For the present, Patent Office officials must continue to recruit examiners with the required engineering degrees, and to try to hold them. Their training takes time, and when they have gained experience many of them are attracted to law firms or the patent departments of corporations. The turnover in these jobs runs as high as 20 % a year.

The future depends on volume of applications in which the long-term trend is upward. If the Patent Office machinery does become clogged with paper, must the agency go out of business? There are modified patent systems that would relieve the examining staff. One is the plan the Netherlands Government has adopted, which was effective January 1, 1964, to replace its previous rigorous examination system.

In essence, the Dutch system, if it works, will lighten the office burden by avoiding the examination of patents that prove to have little interest. An application will be published, and can be kept alive for seven years by payment of fees, starting after the first two years. During the seven-year period, the applicant or an interested party may call it up for preliminary, novelty examination, and later for final examination. If seven years go by without the second call, the application will lapse.

The Dutch expect the new system to result in abandonment of a large proportion of the applications. Under their previous system, which required annual fees, many were abandoned in the early years.

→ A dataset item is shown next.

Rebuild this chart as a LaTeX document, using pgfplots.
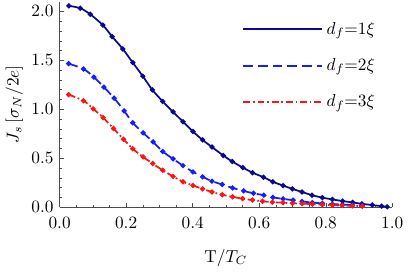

Committees planning a Common Market patent, to be valid for all six countries, have followed the Dutch proposal somewhat. If the program is adopted, the application will be subject to a formal examination leading to the granting or refusal of a provisional patent. The provisional patent must be given a full examination within five years, or it lapses retroactively.

Besides borrowing from the Netherlands or the Common Market the United States could take a leaf from the British or German regulations. In Great Britain, only British patents are searched and only for 50 years. In Germany, foreign patents and technical literature are included, but back for only 100 years. Here we have no lower limit.

One American official hazarded that the Patent Office could go on with the present law and present methods for another decade without any desperate results. By then, if there is no breakthrough to mechanized search, we may have to reduce the examiners' burden in some other way.

The change will not come suddenly, for it will need legislation, and that means long committee hearings in both Houses.

If, eventually, inventors are offered provisional patents, they will still have one assurance: the presumption of validity that they have enjoyed for more than a century and a quarter.

(From Science Digest, 1984, No. 3, p. 64).